— Begin —

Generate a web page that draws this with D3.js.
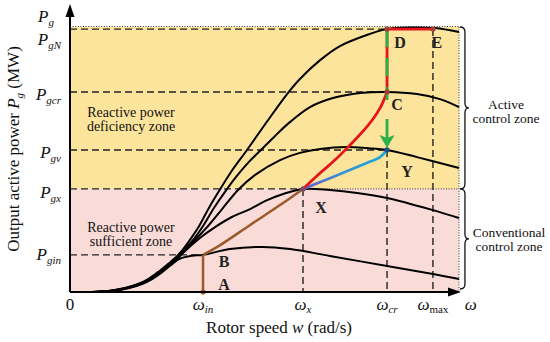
<!DOCTYPE html>
<html><head><meta charset="utf-8">
<script src="https://cdn.jsdelivr.net/npm/d3@7"></script>
<style>
body{margin:0;background:#fff}
svg{display:block}
</style>
</head><body>
<svg id="c" width="550" height="342"></svg>
<script>
// ---------- data (arbitrary normalised units, 0..100) ----------
const wIn = 34.2, wX = 59.9, wCr = 81.5, wMax = 93.3, wEnd = 100;
const pgTop = 100, pgN = 99.2, pgCr = 75.5, pgV = 53.6, pgX = 38.9, pgIn = 14.0;

// power curves Pg(w) for several wind speeds
const curve1 = [[6.4,0],[10.8,0.4],[15.2,1.5],[18.5,3.0],[21.1,4.9],[23.7,7.5],[26.0,10.2],[28.3,12.6],[31.4,13.7],[34.2,14.0],[41.1,16.2],[49.4,17.0],[56.6,16.2],[66.8,13.6],[81.5,9.8],[93.3,6.8],[100,4.9]];
const curve2 = [[6.2,0],[10.5,0.4],[14.9,1.5],[18.3,3.0],[20.8,4.9],[23.4,7.5],[25.7,10.2],[27.8,12.8],[29.6,15.5],[33.4,20.4],[37.3,24.5],[41.6,28.3],[46.3,31.3],[50.1,34.3],[54.8,37.0],[59.9,38.9],[66.8,38.5],[73.8,37.4],[81.5,35.5],[93.3,30.9],[100,27.9]];
const curve3 = [[5.9,0],[10.3,0.4],[14.7,1.5],[18.0,3.0],[20.6,4.9],[23.1,7.5],[25.4,10.2],[27.5,12.8],[29.0,15.1],[32.1,19.6],[35.5,24.9],[39.1,31.3],[43.2,38.5],[47.6,44.2],[54.0,49.8],[59.1,52.5],[64.3,54.0],[71.2,54.7],[76.3,54.3],[81.5,53.6],[89.2,50.9],[100,46.8]];
const curve4 = [[5.7,0],[10.0,0.4],[14.4,1.5],[17.7,3.0],[20.3,4.9],[22.9,7.5],[25.2,10.2],[27.2,12.8],[28.8,15.1],[31.4,19.2],[34.2,24.9],[37.0,31.7],[39.8,37.7],[42.9,43.8],[46.0,49.1],[49.1,53.6],[52.7,58.9],[56.6,64.2],[61.7,69.8],[67.6,73.2],[74.6,75.1],[81.5,75.5],[89.2,74.7],[95.1,72.8],[100,69.8]];
const curve5 = [[5.4,0],[9.8,0.4],[14.1,1.5],[17.5,3.0],[20.1,4.9],[22.6,7.5],[24.9,10.2],[27.0,12.8],[28.5,15.1],[30.8,19.6],[33.2,24.9],[35.7,31.7],[38.3,38.1],[41.4,45.3],[45.5,53.6],[50.4,63.8],[55.8,74.7],[59.1,80.4],[64.3,87.5],[69.4,92.8],[76.3,97.0],[81.5,99.2],[87.4,99.8],[93.8,99.6],[100,98.1]];
const powerCurves = [curve1, curve2, curve3, curve4, curve5];

// operating trajectories
const pathAB  = [[wIn,0],[wIn,pgIn]];
const pathBX  = [[wIn,pgIn],[38.6,17.7],[46.3,25.3],[54.0,32.8],[wX,pgX]];
const pathXC  = [[wX,pgX],[64.3,44.9],[68.1,49.8],[71.2,54.3],[76.3,62.3],[79.7,69.4],[wCr,pgCr]];
const pathXY  = [[wX,pgX],[67.6,43.4],[76.3,48.7],[79.7,50.9],[wCr,pgV]];
const pathDE  = [[wCr,pgN],[wMax,pgN]];

const yTicks = [
  {v:pgN, sub:"gN", dy:16},
  {v:pgCr, sub:"gcr", dy:8},
  {v:pgV, sub:"gv", dy:8},
  {v:pgX, sub:"gx", dy:9},
  {v:pgIn, sub:"gin", dy:5}
];
const xTicks = [
  {v:0, main:"0", sub:"", it:false},
  {v:wIn, main:"ω", sub:"in", it:true},
  {v:wX, main:"ω", sub:"x", it:true},
  {v:wCr, main:"ω", sub:"cr", it:true},
  {v:wMax, main:"ω", sub:"max", it:false},
  {v:103, main:"ω", sub:"", it:false}
];
const points = [
  {name:"A", w:wIn, p:0, dx:21, dy:-2},
  {name:"B", w:wIn, p:pgIn, dx:21, dy:12},
  {name:"X", w:wX, p:pgX, dx:18, dy:24},
  {name:"C", w:wCr, p:pgCr, dx:10, dy:18},
  {name:"D", w:wCr, p:pgN, dx:13, dy:19},
  {name:"E", w:wMax, p:pgN, dx:4, dy:19},
  {name:"Y", w:wCr, p:pgV, dx:20, dy:27}
];

// ---------- drawing ----------
const FONT = "'Liberation Serif', 'DejaVu Serif', serif";
const svg = d3.select("#c").attr("font-family", FONT).style("font-family", FONT);
const x = d3.scaleLinear().domain([0,100]).range([70,459]);
const y = d3.scaleLinear().domain([0,100]).range([292,27]);

const YELLOW = "#fce49c", PINK = "#f9dcd8";
const RED = "#e8141b", GREEN = "#2bb04a", BROWN = "#9a5a2c", BLUE = "#19acd6";

// zones
svg.append("rect").attr("x",x(0)).attr("y",y(pgTop)).attr("width",x(wEnd)-x(0)).attr("height",y(pgX)-y(pgTop)).attr("fill",YELLOW);
svg.append("rect").attr("x",x(0)).attr("y",y(pgX)).attr("width",x(wEnd)-x(0)).attr("height",y(0)-y(pgX)).attr("fill",PINK);

// dotted zone borders
const dotted = g => g.attr("stroke","#333").attr("stroke-width",1).attr("stroke-dasharray","1,1.6").attr("fill","none");
svg.append("line").attr("x1",x(0)).attr("x2",x(wEnd)).attr("y1",y(pgTop)-0.5).attr("y2",y(pgTop)-0.5).call(dotted);
svg.append("line").attr("x1",x(wEnd)).attr("x2",x(wEnd)).attr("y1",y(pgTop)).attr("y2",y(0)).call(dotted);
svg.append("line").attr("x1",x(wX)).attr("x2",x(wEnd)).attr("y1",y(pgX)).attr("y2",y(pgX)).call(dotted);

// dashed guide lines
const dashed = g => g.attr("stroke","#222").attr("stroke-width",1.4).attr("stroke-dasharray","7,4").attr("fill","none");
const hGuides = [[pgN,wCr],[pgCr,wCr],[pgV,wCr],[pgX,wX],[pgIn,wIn]];
hGuides.forEach(([p,w]) => svg.append("line").attr("x1",x(0)).attr("x2",x(w)).attr("y1",y(p)).attr("y2",y(p)).call(dashed));
const vGuides = [[wX,pgX],[wCr,pgV],[wMax,pgN]];
vGuides.forEach(([w,p]) => svg.append("line").attr("x1",x(w)).attr("x2",x(w)).attr("y1",y(p)).attr("y2",y(0)).call(dashed));

// power curves
const line = d3.line().x(d=>x(d[0])).y(d=>y(d[1])).curve(d3.curveCatmullRom.alpha(0.5));
const lineLin = d3.line().x(d=>x(d[0])).y(d=>y(d[1]));
powerCurves.forEach(c => svg.append("path").attr("d",line(c)).attr("fill","none").attr("stroke","#000").attr("stroke-width",2));

// blue gradient
const defs = svg.append("defs");
const grad = defs.append("linearGradient").attr("id","bg").attr("gradientUnits","userSpaceOnUse")
  .attr("x1",x(wX)).attr("x2",x(wCr)).attr("y1",0).attr("y2",0);
grad.append("stop").attr("offset","0").attr("stop-color","#6a5fd0");
grad.append("stop").attr("offset","0.45").attr("stop-color","#3c8fd8");
grad.append("stop").attr("offset","1").attr("stop-color",BLUE);

// trajectories
svg.append("path").attr("d",lineLin(pathAB)).attr("fill","none").attr("stroke",BROWN).attr("stroke-width",2.5);
svg.append("path").attr("d",line(pathBX)).attr("fill","none").attr("stroke",BROWN).attr("stroke-width",2.5);
svg.append("path").attr("d",line(pathXY)).attr("fill","none").attr("stroke","url(#bg)").attr("stroke-width",2.8);
svg.append("path").attr("d",line(pathXC)).attr("fill","none").attr("stroke",RED).attr("stroke-width",2.8);
svg.append("path").attr("d",lineLin(pathDE)).attr("fill","none").attr("stroke",RED).attr("stroke-width",2.8);

// C -> D: red with green dashes
svg.append("line").attr("x1",x(wCr)).attr("x2",x(wCr)).attr("y1",y(pgCr)).attr("y2",y(pgN)).attr("stroke",RED).attr("stroke-width",2.8);
svg.append("line").attr("x1",x(wCr)).attr("x2",x(wCr)).attr("y1",y(pgN)).attr("y2",y(pgCr)).attr("stroke",GREEN).attr("stroke-width",2.8).attr("stroke-dasharray","18,11");
// C -> Y green dashed arrow
svg.append("line").attr("x1",x(wCr)).attr("x2",x(wCr)).attr("y1",y(pgCr)+1).attr("y2",y(pgV)-12)
  .attr("stroke",GREEN).attr("stroke-width",2.8).attr("stroke-dasharray","7,19,40");
const ax = x(wCr), ay = y(pgV)-2;
svg.append("path").attr("d",`M${ax},${ay} L${ax-7.5},${ay-13} L${ax},${ay-10} L${ax+7.5},${ay-13} Z`).attr("fill",GREEN);

// dots
const dots = [[wIn,0,BROWN],[wX,pgX,"#7a4a6a"],[wCr,pgCr,"#a0403a"],[wCr,pgN,"#a0403a"],[wMax,pgN,"#a0403a"],[wCr,pgV,"#1f4e8c"]];
dots.forEach(([w,p,c]) => svg.append("circle").attr("cx",x(w)).attr("cy",y(p)).attr("r",2.6).attr("fill",c));

// axes
const xAxis = d3.axisBottom(x).tickValues([]).tickSizeOuter(0);
const yAxis = d3.axisLeft(y).tickValues([]).tickSizeOuter(0);
const gx = svg.append("g").attr("transform",`translate(0,${y(0)})`).call(xAxis);
const gy = svg.append("g").attr("transform",`translate(${x(0)},0)`).call(yAxis);
gx.select(".domain").attr("stroke","#000").attr("stroke-width",2).attr("d",`M${x(0)},0H${x(wEnd)-6}`);
gy.select(".domain").attr("stroke","#000").attr("stroke-width",2).attr("d",`M0,0V${y(pgTop)-y(0)-20}`).attr("transform",`translate(0,${y(0)})`);
// arrowheads
svg.append("path").attr("d",`M${x(0)},4 L${x(0)-4.5},17 L${x(0)+4.5},17 Z`).attr("fill","#000");
svg.append("path").attr("d",`M${x(wEnd)+2},${y(0)} L${x(wEnd)-11},${y(0)-4.5} L${x(wEnd)-11},${y(0)+4.5} Z`).attr("fill","#000");

// text helper
const T = sel => sel.attr("font-family", FONT).style("font-family", FONT).attr("fill","#111");

// y tick labels
yTicks.forEach(t => {
  const tx = svg.append("text").call(T).attr("x",61).attr("y",y(t.v)+t.dy).attr("text-anchor","end").attr("font-size",17).attr("font-style","italic");
  tx.append("tspan").text("P");
  tx.append("tspan").attr("font-size",11).attr("dy",4).text(t.sub);
});
{
  const tx = svg.append("text").call(T).attr("x",38).attr("y",22).attr("font-size",17).attr("font-style","italic");
  tx.append("tspan").text("P");
  tx.append("tspan").attr("font-size",11).attr("dy",4).text("g");
}
// x tick labels
xTicks.forEach(t => {
  const tx = svg.append("text").call(T).attr("x",x(t.v)).attr("y",310).attr("text-anchor","middle").attr("font-size",17);
  tx.append("tspan").attr("font-style", t.main==="0" ? "normal" : "italic").text(t.main);
  if (t.sub) tx.append("tspan").attr("font-size",11).attr("dy",3).attr("font-style",t.it?"italic":"normal").text(t.sub);
});

// axis titles
{
  const t = svg.append("text").call(T).attr("x",279).attr("y",333).attr("text-anchor","middle").attr("font-size",17);
  t.append("tspan").text("Rotor speed ");
  t.append("tspan").attr("font-style","italic").text("w");
  t.append("tspan").text(" (rad/s)");
}
{
  const t = svg.append("text").call(T).attr("transform","translate(19,149) rotate(-90)").attr("text-anchor","middle").attr("font-size",17);
  t.append("tspan").text("Output active power ");
  t.append("tspan").attr("font-style","italic").text("P");
  t.append("tspan").attr("font-size",11).attr("dy",4).attr("font-style","italic").text("g");
  t.append("tspan").attr("dy",-4).text(" (MW)");
}

// zone labels
const zoneText = (cx, y1, lines, fs) => lines.forEach((s,i) =>
  svg.append("text").call(T).attr("x",cx).attr("y",y1+i*13.5).attr("text-anchor","middle").attr("font-size",fs).text(s));
zoneText(131,117,["Reactive power","deficiency zone"],14);
zoneText(131,232,["Reactive power","sufficient zone"],14);
zoneText(506,109,["Active","control zone"],13.5);
zoneText(509,237,["Conventional","control zone"],13.5);

// braces
function brace(x0, y1, y2, w) {
  const ym = (y1+y2)/2, q = 5, xs = x0 + w*0.55;
  return `M${x0},${y1} Q${xs},${y1} ${xs},${y1+q} L${xs},${ym-q} Q${xs},${ym} ${x0+w},${ym} Q${xs},${ym} ${xs},${ym+q} L${xs},${y2-q} Q${xs},${y2} ${x0},${y2}`;
}
svg.append("path").attr("d",brace(x(wEnd)+1,y(pgTop),y(pgX),9)).attr("fill","none").attr("stroke","#111").attr("stroke-width",1.3);
svg.append("path").attr("d",brace(x(wEnd)+1,y(pgX),y(0)-3,9)).attr("fill","none").attr("stroke","#111").attr("stroke-width",1.3);

// point labels
points.forEach(p => svg.append("text").call(T).attr("x",x(p.w)+p.dx).attr("y",y(p.p)+p.dy).attr("text-anchor","middle")
  .attr("font-size",16).attr("font-weight","bold").attr("fill","#222").text(p.name));
</script>
</body></html>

— End —

Stated problem:
Without the pictures, please reproduce each line of the listing above exactly, from the first one through the line bearing "const pgTop = 100, pgN".

Exercise response:
Generate a web page that draws this with D3.js.
<!DOCTYPE html>
<html><head><meta charset="utf-8">
<script src="https://cdn.jsdelivr.net/npm/d3@7"></script>
<style>
body{margin:0;background:#fff}
svg{display:block}
</style>
</head><body>
<svg id="c" width="550" height="342"></svg>
<script>
// ---------- data (arbitrary normalised units, 0..100) ----------
const wIn = 34.2, wX = 59.9, wCr = 81.5, wMax = 93.3, wEnd = 100;
const pgTop = 100, pgN = 99.2, pgCr = 75.5, pgV = 53.6, pgX = 38.9, pgIn = 14.0;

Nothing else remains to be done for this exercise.